Mocarabe: High-Performance Time-Multiplexed Overlays for FPGAs

Abstract

Coarse-grained reconfigurable array (CGRA) overlays can improve dataflow kernel throughput by an order of magnitude over Vivado HLS on Xilinx Alveo U280. This is possible with a combination of carefully floorplanned high-frequency (645 - 768 MHz Torus, 788 - 856 MHz Mesh, 583 - 746 MHz BFT) design and a scalable, communication-aware compiler. Our CGRA architecture supports configurable Processing Element (PE) functionality supported by a configurable number of communication channels to match application demands. Compared to recent FPGA overlays like 4×4 ADRES and HyCUBE implementations in CGRA-ME, our design operates at a faster clock frequency by up to 3.4×, while scaling to an orders-of-magnitude larger array size of 19×69 on Xilinx Alveo U280.
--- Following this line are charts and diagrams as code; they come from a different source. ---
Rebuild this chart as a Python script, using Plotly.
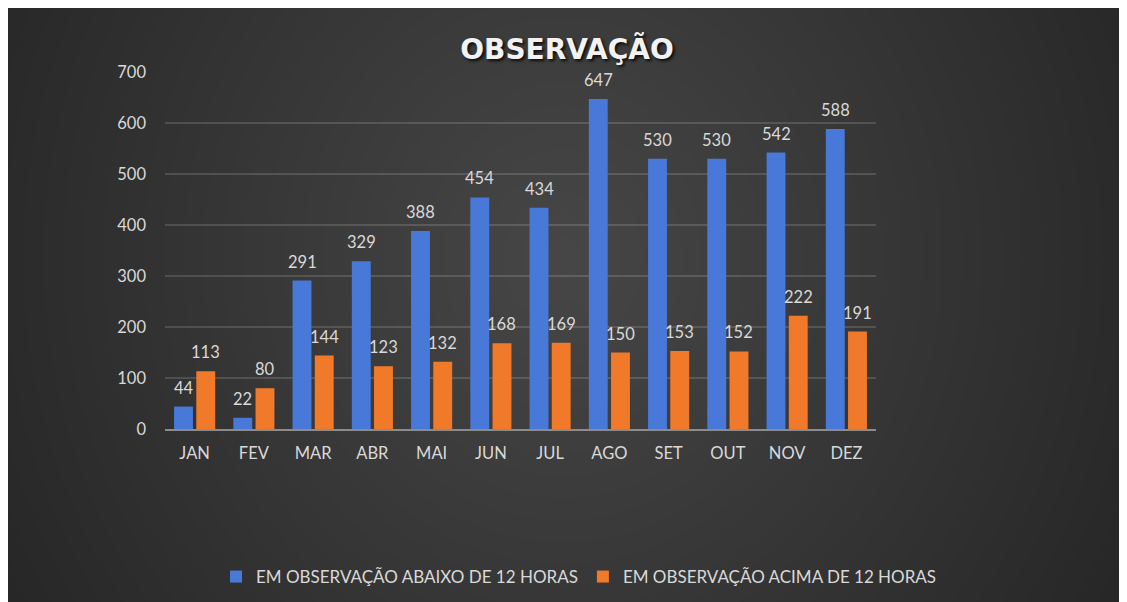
import plotly.graph_objects as go

months = ["JAN", "FEV", "MAR", "ABR", "MAI", "JUN", "JUL", "AGO", "SET", "OUT", "NOV", "DEZ"]
abaixo_12h = [44, 22, 291, 329, 388, 454, 434, 647, 530, 530, 542, 588]
acima_12h = [113, 80, 144, 123, 132, 168, 169, 150, 153, 152, 222, 191]
series_names = ["EM OBSERVAÇÃO ABAIXO DE 12 HORAS", "EM OBSERVAÇÃO ACIMA DE 12 HORAS"]
y_ticks = [0, 100, 200, 300, 400, 500, 600, 700]

# the page adds an 8px body margin; figure coordinates = screen - 8
W, H = 1127, 594
ML, MR, MT, MB = 157, 259, 64, 173
PW, PH = W - ML - MR, H - MT - MB

def px_x(p):
    return (p - ML) / PW

def px_y(p):
    return (H - MB - p) / PH

FONT = "Lato"
TXT = "#d9d9d9"
BLUE = "#4878d8"
ORANGE = "#f07a2a"

fig = go.Figure()
fig.add_trace(go.Bar(x=months, y=abaixo_12h, name=series_names[0], marker=dict(color=BLUE, line=dict(width=0))))
fig.add_trace(go.Bar(x=months, y=acima_12h, name=series_names[1], marker=dict(color=ORANGE, line=dict(width=0))))

shapes = []
# soft radial glow
cx, cy = 555, 250
n = 32
for i in range(n):
    f = 1 - i / n
    rx = 640 * f
    ry = 700 * f
    shapes.append(dict(type="circle", xref="paper", yref="paper",
                       x0=px_x(cx - rx), x1=px_x(cx + rx),
                       y0=px_y(cy + ry), y1=px_y(cy - ry),
                       fillcolor="rgba(255,255,255,0.0075)", line=dict(width=0), layer="below"))

annotations = []
slot = PW / len(months) * (1 - 0.25) / 2
for vals, sh in ((abaixo_12h, -slot / 2), (acima_12h, slot / 2)):
    for m, v in zip(months, vals):
        annotations.append(dict(x=m, y=v, text=str(v), showarrow=False, xref="x", yref="y",
                                yanchor="bottom", xanchor="center", xshift=sh, yshift=7,
                                font=dict(family=FONT, size=16.5, color=TXT)))

fig.update_layout(
    width=W, height=H,
    margin=dict(l=ML, r=MR, t=MT, b=MB, autoexpand=False),
    paper_bgcolor="#262626", plot_bgcolor="rgba(0,0,0,0)",
    barmode="group", bargap=0.25, bargroupgap=0.15,
    title=dict(text="<b>OBSERVAÇÃO</b>", x=px_x(559), xanchor="center", xref="paper",
               y=1 - 41 / H, yanchor="middle",
               font=dict(family="DejaVu Sans", size=28, color="#f2f2f2",
                         shadow="2px 2px 3px rgba(0,0,0,0.8)")),
    xaxis=dict(tickfont=dict(family=FONT, size=16.5, color=TXT), showgrid=False,
               showline=True, linecolor="#8c8c8c", linewidth=1.5, ticks="", ticklabelstandoff=8),
    yaxis=dict(range=[0, 700], tickvals=y_ticks, tickfont=dict(family=FONT, size=16.5, color=TXT),
               showgrid=True, gridcolor="rgba(255,255,255,0.14)", gridwidth=1.5, zeroline=False,
               ticks="", ticklabelstandoff=18),
    legend=dict(orientation="h", x=px_x(934), xanchor="right",
                y=px_y(569), yanchor="middle",
                font=dict(family=FONT, size=17, color=TXT), bgcolor="rgba(0,0,0,0)",
                itemwidth=30, traceorder="normal"),
    shapes=shapes, annotations=annotations,
)
fig.write_html("out.html", post_script="document.body.style.overflow='hidden';")
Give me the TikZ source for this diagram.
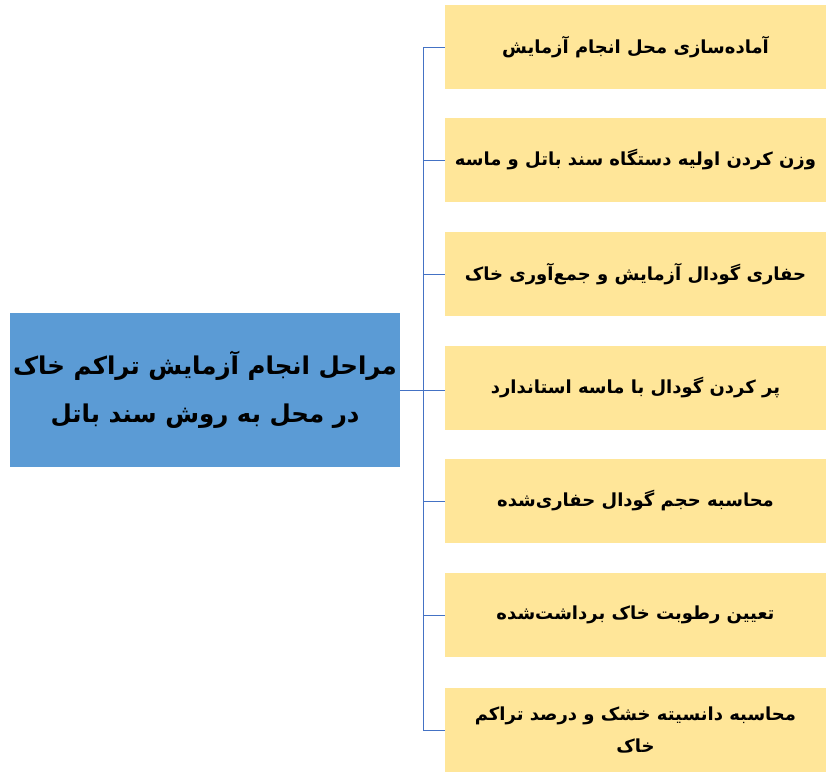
\documentclass[tikz,border=0pt]{standalone}
\usepackage{fontspec}
\newfontfamily\arabicfont[Script=Arabic]{DejaVu Sans}
\TeXXeTstate=1
\definecolor{titleblue}{HTML}{5B9BD5}
\definecolor{stepgold}{HTML}{FFE699}
\definecolor{linkblue}{HTML}{4472C4}
\begin{document}
\begin{tikzpicture}[x=1pt, y=-1pt,
  titlebox/.style={fill=titleblue, minimum width=390pt, minimum height=154pt, inner xsep=1pt, align=center, font=\arabicfont\bfseries\fontsize{24.5}{48}\selectfont},
  stepbox/.style={fill=stepgold, minimum width=381pt, minimum height=84pt, align=center, font=\arabicfont\bfseries\fontsize{18}{32}\selectfont},
  link/.style={draw=linkblue, line width=0.8pt}]
\useasboundingbox (0,0) rectangle (830,780);

\node[titlebox] (title) at (205,390) {\beginR مراحل انجام آزمایش تراکم خاک\endR\\\beginR در محل به روش سند باتل\endR};

\node[stepbox] (s1) at (635.5,47) {\beginR آماده‌سازی محل انجام آزمایش\endR};
\node[stepbox] (s2) at (635.5,160) {\beginR وزن کردن اولیه دستگاه سند باتل و ماسه\endR};
\node[stepbox] (s3) at (635.5,274) {\beginR حفاری گودال آزمایش و جمع‌آوری خاک\endR};
\node[stepbox] (s4) at (635.5,388) {\beginR پر کردن گودال با ماسه استاندارد\endR};
\node[stepbox] (s5) at (635.5,501) {\beginR محاسبه حجم گودال حفاری‌شده\endR};
\node[stepbox] (s6) at (635.5,615) {\beginR تعیین رطوبت خاک برداشت‌شده\endR};
\node[stepbox] (s7) at (635.5,730) {\beginR محاسبه دانسیته خشک و درصد تراکم\endR\\\beginR خاک\endR};

\coordinate (bus) at (423,0);
\draw[link] (s1.west) -- (s1.west -| bus) -- (s7.west -| bus) -- (s7.west);
\draw[link] (s2.west) -- (s2.west -| bus);
\draw[link] (s3.west) -- (s3.west -| bus);
\draw[link] (title.east) -- (title.east -| s4.west);
\draw[link] (s5.west) -- (s5.west -| bus);
\draw[link] (s6.west) -- (s6.west -| bus);

\end{tikzpicture}
\end{document}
We propose a novel topology agnostic ILP placer that formulates the CGRA placement problem into an ILP problem. Our ILP placer optimizes placement regardless of topology and even for non-linear objective functions by using pre-computed placement costs as inputs to the ILP problem formulation. Using the ILP placer reduces placement quadratic wirelength up to 37% compared to the commonly used simulated annealing approach but increases runtime from less than a minute to hours.

Our communication-aware compiler targets HLS objectives such as initiation interval (II) and minimizes communication cost using an integer linear programming (ILP) formulation. Unlike SDC schedulers in FPGA HLS tools, we treat data movement as a first-class citizen by encoding the space and time resources of the communication network in the ILP formulation. Given the same constraints on operational resources as Vivado HLS, we can retain our target II and achieve up to 9.2× higher frequency. We compare Torus and Mesh topologies, and show Mesh has less latency per area compared to Torus for the same benchmarks.